Metal-Halide Perovskite Submicrometer-Thick Films for Ultra-Stable Self-Powered Direct X-Ray Detectors
M. Girolami, Fabio Matteocci, Sara Pettinato, Valerio Serpente, Eleonora Bolli, Barbara Paci, Amanda Generosi, S. Salvatori, Aldo Di Carlo, D.M. Trucchi
Abstract
Abstract Metal-halide perovskites are revolutionizing the world of X-ray detectors, due to the development of sensitive, fast, and cost-effective devices. Self-powered operation, ensuring portability and low power consumption, has also been recently demonstrated in both bulk materials and thin films. However, the signal stability and repeatability under continuous X-ray exposure has only been tested up to a few hours, often reporting degradation of the detection performance.

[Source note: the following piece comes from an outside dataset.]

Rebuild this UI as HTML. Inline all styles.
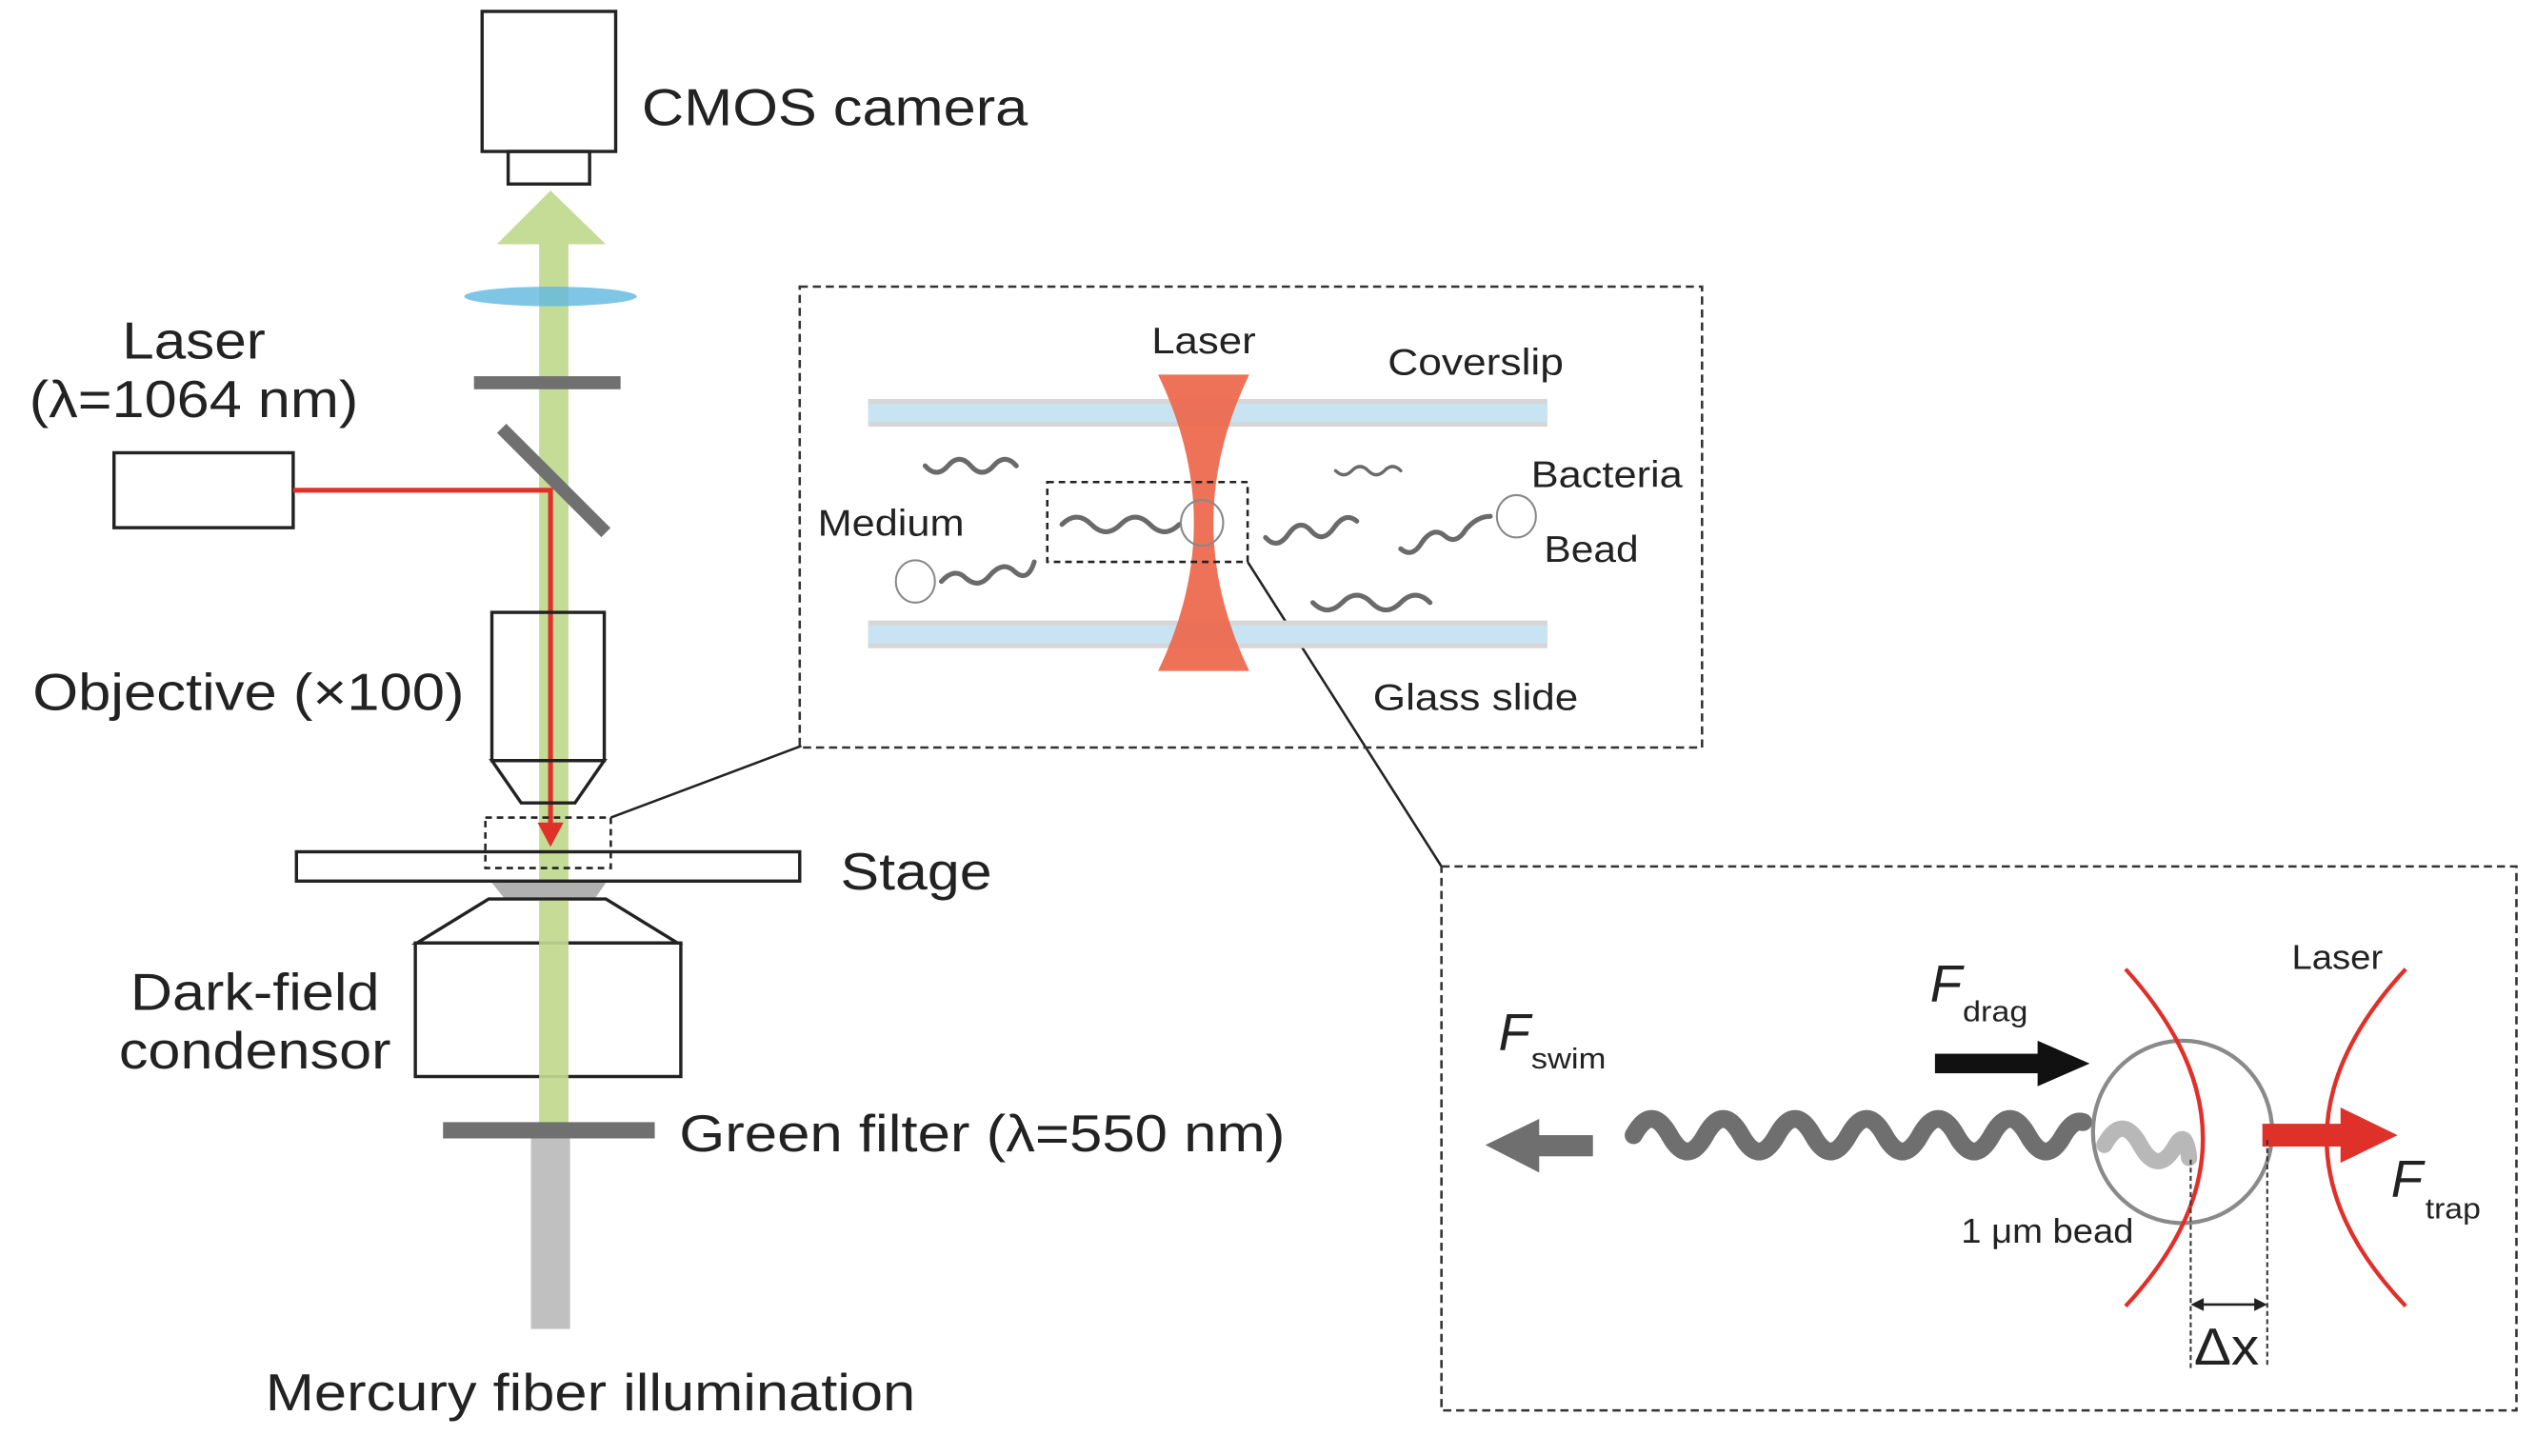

Here it is shown that self-powered direct X-ray detectors, fabricated starting from a FAPbBr 3 submicrometer-thick film deposition onto a mesoporous TiO 2 scaffold, can withstand a 26-day uninterrupted X-ray exposure with negligible signal loss, demonstrating ultra-high operational stability and excellent repeatability. No structural modification is observed after irradiation with a total ionizing dose of almost 200 Gy, revealing an unexpectedly high radiation hardness for a metal-halide perovskite thin film. In addition, trap-assisted photoconductive gain enabled the device to achieve a record bulk sensitivity of 7.28 C Gy −1 cm −3 at 0 V, an unprecedented value in the field of thin-film-based photoconductors and photodiodes for “hard” X-rays. Finally, prototypal validation under the X-ray beam produced by a medical linear accelerator for cancer treatment is also introduced.